MR. MCCURRY: It's not going to get resolved in time for -- no doubt for that departure but the trip goes on for nine days and we'll see what happens.
Q But, Mike, this was yesterday that you were informed?
MR. MCCURRY: Yesterday is my understanding, right. That's when I first heard about it.
Q And they originally had visas but they were revoked?
MR. MCCURRY: That's our understanding. They had been granted visas which were then revoked.
Q Suppose you persuaded all the press corp to pull out except Geraldo --
MR. MCCURRY: Why don't you take that one on.
Q How would you expect the new diplomatic relationship with the Iranian government after the soccer game and the President's speech about this issue?
MR. MCCURRY: We will see.

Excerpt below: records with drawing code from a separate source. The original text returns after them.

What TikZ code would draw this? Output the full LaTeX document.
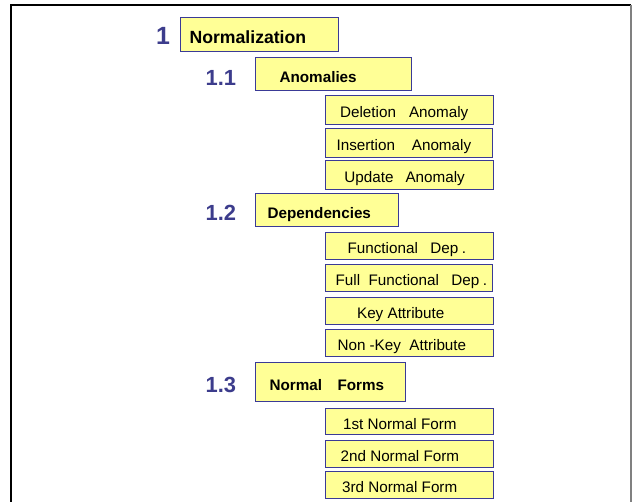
\documentclass[tikz,border=0pt]{standalone}
\usepackage{fontspec}
\setmainfont{Liberation Sans}

\definecolor{boxyellow}{RGB}{255,255,150}
\definecolor{boxblue}{RGB}{58,58,150}
\definecolor{numblue}{RGB}{60,60,140}

% box text: fixed-width line with a left indent (width, indent, text)
\newcommand{\padtext}[3]{\makebox[#1bp][l]{\hspace*{#2bp}#3}}

\tikzset{
  boxbase/.style={draw=boxblue, fill=boxyellow, line width=1.2bp,
    inner sep=0pt, anchor=north west, text depth=0pt},
  headbox/.style={boxbase, font=\bfseries\fontsize{17.7}{20}\selectfont, text height=18.7bp},
  topicbox/.style={boxbase, font=\bfseries\fontsize{15.3}{18}\selectfont, text height=16.3bp},
  itembox/.style={boxbase, font=\fontsize{15.3}{18}\selectfont, text height=15.5bp},
  numlabel/.style={text=numblue, inner sep=0pt, anchor=base west,
    font=\bfseries\fontsize{22}{26}\selectfont},
  framefront/.style={black, line width=1.5bp},
  frameside/.style={gray, line width=2bp}
}

\begin{document}
\begin{tikzpicture}[x=1bp, y=-1bp]
\useasboundingbox (0,0) rectangle (634,502);

% page frame
\draw[framefront] (11,502) -- (11,5) -- (631,5);
\draw[frameside] (631,5) -- (631,502);

% chapter
\node[numlabel, font=\bfseries\fontsize{25}{28}\selectfont] (n1) at (156,45) {1};
\node[headbox, minimum width=158bp, minimum height=34bp] (norm) at (180,17)
  {\padtext{158}{9}{Normalization}};

% 1.1 anomalies
\node[numlabel] (n11) at (205.5,86) {1.1};
\node[topicbox, minimum width=156bp, minimum height=33bp] (anom) at (255,57)
  {\padtext{156}{24}{Anomalies}};
\node[itembox, minimum width=168bp, minimum height=29bp] (del) at (325,95)
  {\padtext{168}{14.5}{Deletion\hspace{13bp}Anomaly}};
\node[itembox, minimum width=167bp, minimum height=29bp] (ins) at (325,128)
  {\padtext{167}{11}{Insertion\hspace{16.8bp}Anomaly}};
\node[itembox, minimum width=168bp, minimum height=29bp] (upd) at (325,160)
  {\padtext{168}{18.8}{Update\hspace{12bp}Anomaly}};

% 1.2 dependencies
\node[numlabel] (n12) at (205.5,220.7) {1.2};
\node[topicbox, minimum width=143bp, minimum height=33bp] (dep) at (255,193)
  {\padtext{143}{12}{Dependencies}};
\node[itembox, minimum width=168bp, minimum height=27bp] (fd) at (325,232)
  {\padtext{168}{22}{Functional\hspace{12.5bp}Dep\hspace{3.5bp}.}};
\node[itembox, minimum width=167bp, minimum height=27bp] (ffd) at (325,264)
  {\padtext{167}{10}{Full\hspace{8.5bp}Functional\hspace{12.5bp}Dep\hspace{3.5bp}.}};
\node[itembox, minimum width=168bp, minimum height=27bp] (key) at (325,297)
  {\padtext{168}{31.5}{Key Attribute}};
\node[itembox, minimum width=168bp, minimum height=27bp] (nonkey) at (325,329)
  {\padtext{168}{12}{Non\hspace{4bp}-Key\hspace{8.5bp}Attribute}};

% 1.3 normal forms
\node[numlabel] (n13) at (205.5,392.3) {1.3};
\node[topicbox, minimum width=150bp, minimum height=39bp, text height=17bp] (nf) at (255,362)
  {\padtext{150}{14}{Normal\hspace{15.5bp}Forms}};
\node[itembox, minimum width=168bp, minimum height=26bp] (nf1) at (325,408)
  {\padtext{168}{17.5}{1st Normal Form}};
\node[itembox, minimum width=168bp, minimum height=27bp] (nf2) at (325,440)
  {\padtext{168}{15}{2nd Normal Form}};
\node[itembox, minimum width=168bp, minimum height=27bp] (nf3) at (325,471)
  {\padtext{168}{16.5}{3rd Normal Form}};
\end{tikzpicture}
\end{document}
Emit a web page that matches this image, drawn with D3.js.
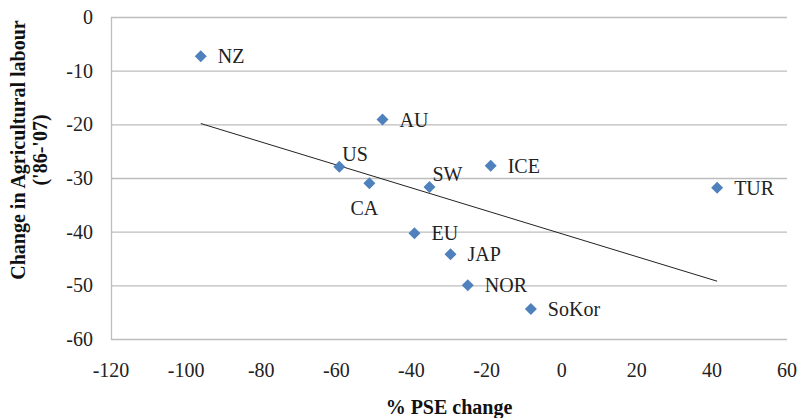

I think that the game of football between the United States and Iran was an opportunity for both countries to have the kind of people-to-people exchange that both Khatemi and President Clinton have foreseen, but more important to us is the careful reaction that the government of Iran makes over time to the important speech that Secretary Albright delivered. Those are the kinds of things that we will watch to see develop.
Q Is there going to be a departure statement tomorrow?
MR. MCCURRY: I've heard conflicting things about that. There is not one planned at the moment.
Q Albright is going on to Tokyo?
MR. MCCURRY: She will have additional stops afterwards. I'm not sure what the State Department has announced as her itinerary. You can check with them. Thank you.